- See also:: List of years in South Africa;

= 1721 in South Africa =

The following lists events that happened during 1721 in South Africa.

== Incumbents ==

- Governor of the Cape Colony - Maurits Pasques de Chavonnes

== Events ==

- The VOC sends soldiers aboard the Gouda and Zeelandia to occupy Rio de Lagoa, or Delagoa Bay.
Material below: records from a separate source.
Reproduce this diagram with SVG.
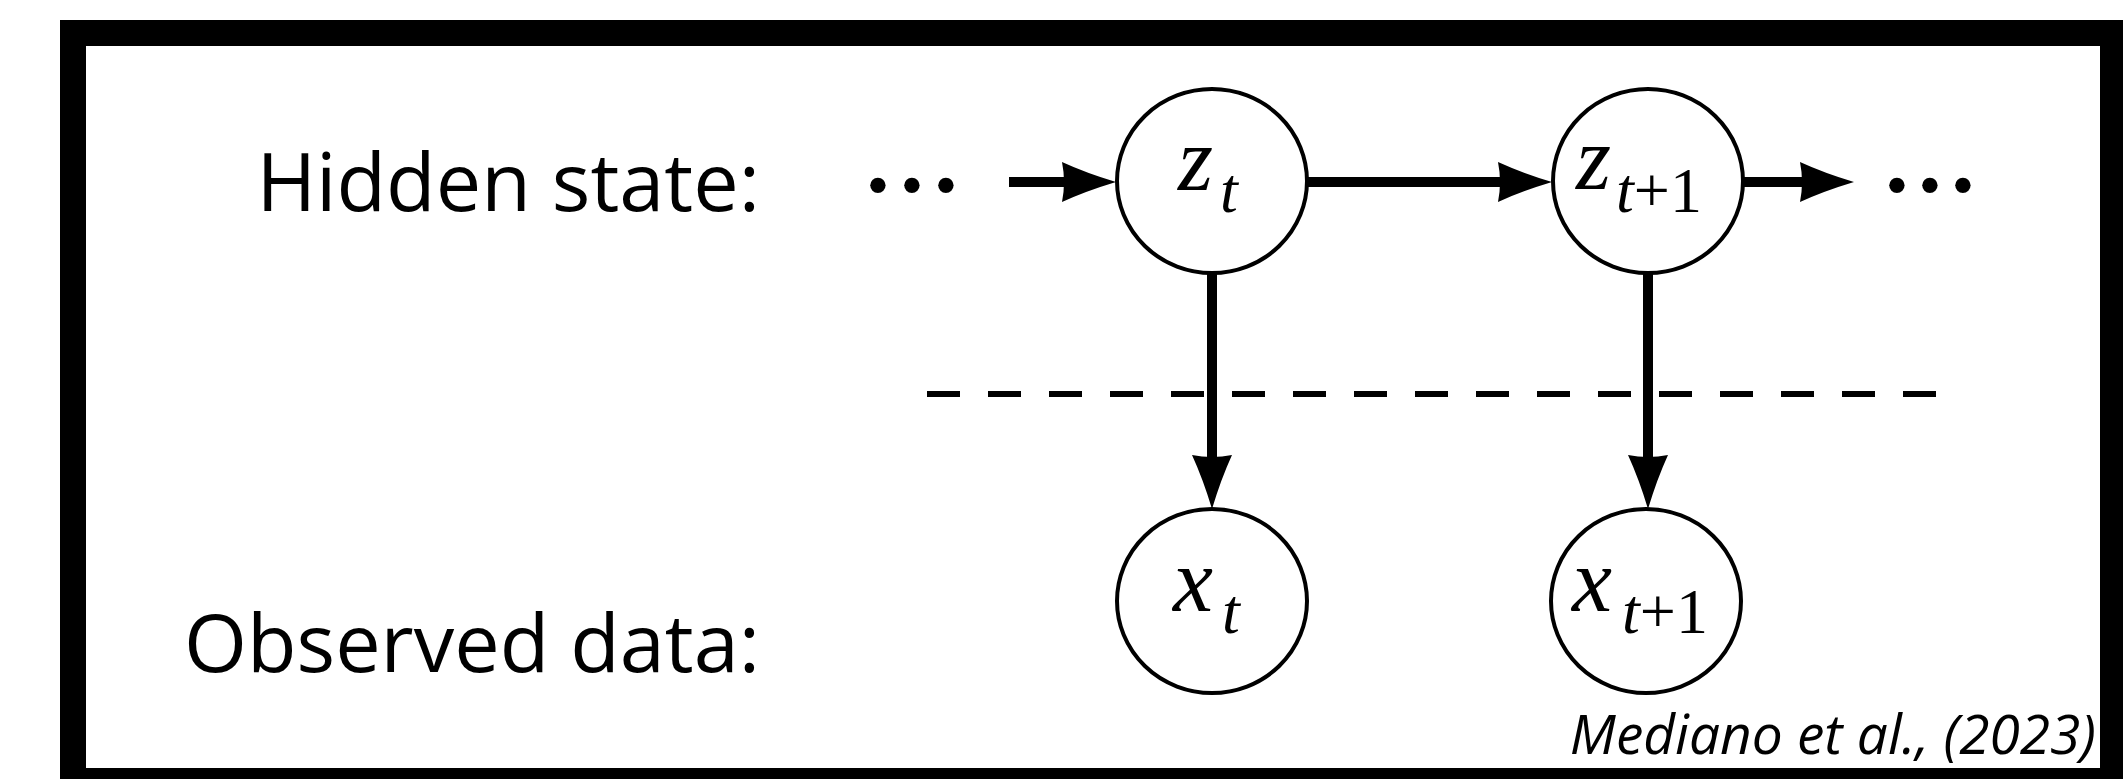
<svg xmlns="http://www.w3.org/2000/svg" width="2123" height="779" viewBox="0 0 2123 779">
  <style>
    .label { font-family: "Open Sans", "Noto Sans", sans-serif; font-size: 81px; fill: #000; }
    .cite { font-family: "Open Sans", "Noto Sans", sans-serif; font-style: italic; font-size: 55px; fill: #000; }
    .node { fill: #fff; stroke: #000; stroke-width: 4; }
    .math { font-family: "Liberation Serif", "Times New Roman", serif; font-style: italic; font-size: 90px; fill: #000; }
    .sub { font-family: "Liberation Serif", "Times New Roman", serif; font-size: 64px; fill: #000; }
    .dots { font-family: "Liberation Serif", "Times New Roman", serif; font-size: 130px; fill: #000; }
    .edge { stroke: #000; stroke-width: 10; fill: none; }
    .head { fill: #000; stroke: none; }
    .dash { stroke: #000; stroke-width: 6; stroke-dasharray: 33 28; fill: none; }
  </style>
  <defs>
    <!-- arrowhead pointing right, tip at origin -->
    <path id="ahead" d="M0,0 Q-30,-9 -54,-20 Q-50,0 -54,20 Q-30,9 0,0 Z"/>
  </defs>

  <!-- page and frame -->
  <rect x="0" y="0" width="2123" height="779" fill="#fff"/>
  <path d="M60,20 H2123 V779 H60 Z M86,46 V768 H2100 V46 Z" fill="#000" fill-rule="evenodd"/>

  <!-- row labels -->
  <text class="label" x="760" y="211" text-anchor="end">Hidden state:</text>
  <text class="label" x="760" y="672" text-anchor="end">Observed data:</text>

  <!-- continuation dots -->
  <text class="dots" x="878 912 946" y="228" text-anchor="middle">···</text>
  <text class="dots" x="1897 1930 1963" y="228" text-anchor="middle">···</text>

  <!-- separator between hidden and observed layers -->
  <line class="dash" x1="927" y1="394" x2="1940" y2="394"/>

  <!-- connectors -->
  <g id="edges">
    <line class="edge" x1="1009" y1="182" x2="1070" y2="182"/>
    <use href="#ahead" class="head" transform="translate(1116,182)"/>

    <line class="edge" x1="1306" y1="182" x2="1505" y2="182"/>
    <use href="#ahead" class="head" transform="translate(1552,182)"/>

    <line class="edge" x1="1742" y1="182" x2="1805" y2="182"/>
    <use href="#ahead" class="head" transform="translate(1854,182)"/>

    <line class="edge" x1="1212" y1="271" x2="1212" y2="465"/>
    <use href="#ahead" class="head" transform="translate(1212,509) rotate(90)"/>

    <line class="edge" x1="1648" y1="272" x2="1648" y2="465"/>
    <use href="#ahead" class="head" transform="translate(1648,509) rotate(90)"/>
  </g>

  <!-- hidden state nodes -->
  <g id="z_t">
    <ellipse class="node" cx="1212" cy="181" rx="95" ry="92"/>
    <text class="math" x="1178" y="190">z</text>
    <text class="sub" x="1220" y="212" font-style="italic">t</text>
  </g>
  <g id="z_t1">
    <ellipse class="node" cx="1648" cy="181" rx="95" ry="92"/>
    <text class="math" x="1576" y="189">z</text>
    <text class="sub" x="1616" y="212"><tspan font-style="italic">t</tspan>+1</text>
  </g>

  <!-- observed nodes -->
  <g id="x_t">
    <ellipse class="node" cx="1212" cy="601" rx="95" ry="92"/>
    <text class="math" x="1173" y="611">x</text>
    <text class="sub" x="1222" y="633" font-style="italic">t</text>
  </g>
  <g id="x_t1">
    <ellipse class="node" cx="1646" cy="601" rx="95" ry="92"/>
    <text class="math" x="1572" y="611">x</text>
    <text class="sub" x="1622" y="633"><tspan font-style="italic">t</tspan>+1</text>
  </g>

  <!-- source -->
  <text class="cite" x="2096" y="754" text-anchor="end">Mediano et al., (2023)</text>
</svg>
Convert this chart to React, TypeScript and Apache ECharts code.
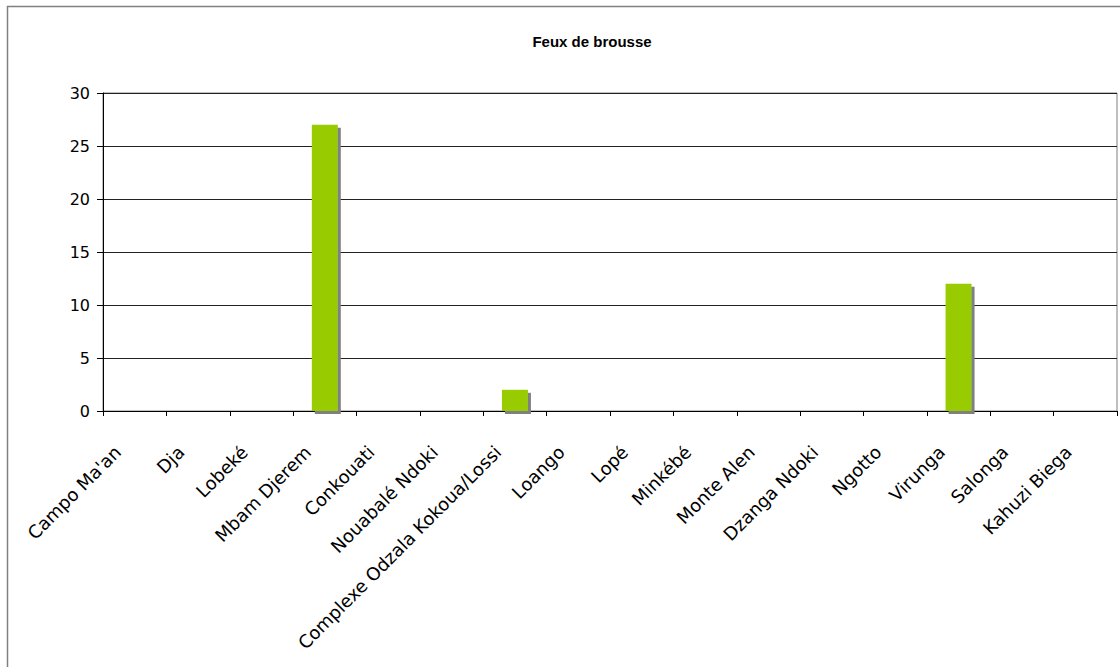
import React, { useEffect, useRef } from "react";
import * as echarts from "echarts";

const categories = [
  "Campo Ma'an",
  "Dja",
  "Lobeké",
  "Mbam Djerem",
  "Conkouati",
  "Nouabalé Ndoki",
  "Complexe Odzala Kokoua/Lossi",
  "Loango",
  "Lopé",
  "Minkébé",
  "Monte Alen",
  "Dzanga Ndoki",
  "Ngotto",
  "Virunga",
  "Salonga",
  "Kahuzi Biega",
];
const values = [0, 0, 0, 27, 0, 0, 2, 0, 0, 0, 0, 0, 0, 12, 0, 0];
const titleText = "Feux de brousse";

export default function App() {
  const ref = useRef<HTMLDivElement>(null);
  useEffect(() => {
    if (!ref.current) return;
    const chart = echarts.init(ref.current, null, { renderer: "svg" });
    chart.setOption({
      animation: false,
      backgroundColor: "#ffffff",
      graphic: [
        {
          type: "rect",
          shape: { x: 7.5, y: 6.5, width: 1200, height: 800 },
          style: { fill: "none", stroke: "#808080", lineWidth: 1.5 },
          silent: true,
          z: -10,
        },
        {
          type: "text",
          x: 592,
          y: 41,
          style: {
            text: titleText,
            fill: "#000",
            font: "bold 15px 'Liberation Sans', Arial, sans-serif",
            textAlign: "center",
            textVerticalAlign: "middle",
          },
        },
      ],
      grid: {
        left: 103,
        right: 3,
        top: 93,
        bottom: 256,
        show: true,
        borderColor: "#808080",
        borderWidth: 1,
      },
      xAxis: {
        type: "category",
        data: categories,
        axisLine: { lineStyle: { color: "#000", width: 1 } },
        axisTick: { show: true, length: 5, lineStyle: { color: "#000" } },
        axisLabel: {
          interval: 0,
          rotate: 45,
          margin: 21,
          padding: [0, 24, 0, 0],
          color: "#000",
          fontSize: 18,
          fontFamily: "'DejaVu Sans', Verdana, sans-serif",
        },
      },
      yAxis: {
        type: "value",
        min: 0,
        max: 30,
        interval: 5,
        axisLine: { show: true, lineStyle: { color: "#000", width: 1 } },
        axisTick: { show: true, length: 6, lineStyle: { color: "#000" } },
        axisLabel: {
          color: "#000",
          fontSize: 16,
          margin: 13,
          fontFamily: "'DejaVu Sans', Verdana, sans-serif",
        },
        splitLine: { lineStyle: { color: "#222", width: 1 } },
      },
      series: [
        {
          type: "bar",
          data: values,
          barWidth: 26,
          itemStyle: {
            color: "#99CC00",
            shadowColor: "#808080",
            shadowOffsetX: 3,
            shadowOffsetY: 3,
            shadowBlur: 0,
          },
        },
      ],
    });
    return () => chart.dispose();
  }, []);
  return (
    <div
      ref={ref}
      style={{ position: "fixed", left: 0, top: 0, width: 1120, height: 667 }}
    />
  );
}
At this time, the Tembe chiefdom controlled trade.
- Johan Cornelis d'Ableing, former acting Governor of the Cape, dies.
- Maurits Pasques de Chavonnes is promoted from Cape Colony Governor to Justice of India.
- Nicolaus Laubscher, founder of Oranjezicht, dies.
- A slave trading operation is established in Rio de Lagoa, where the VOC trade about 25 slaves annually.
- Elephant herds disappeared from the Delagoa region, affecting the VOC ivory trade.
- Drought severely affects South East African gardening efforts, with temperatures too high and no consistent rainy season.
- The first barrel of blue beads arrives at Delagoa Bay for trade.
- Ivory is withheld until Dutch ships are prepared to leave, as the locals are suspecting a secret bead stash.
- There is a high mortality rate at the VOC post in Delagoa, as two-thirds of the 620 men die in six weeks.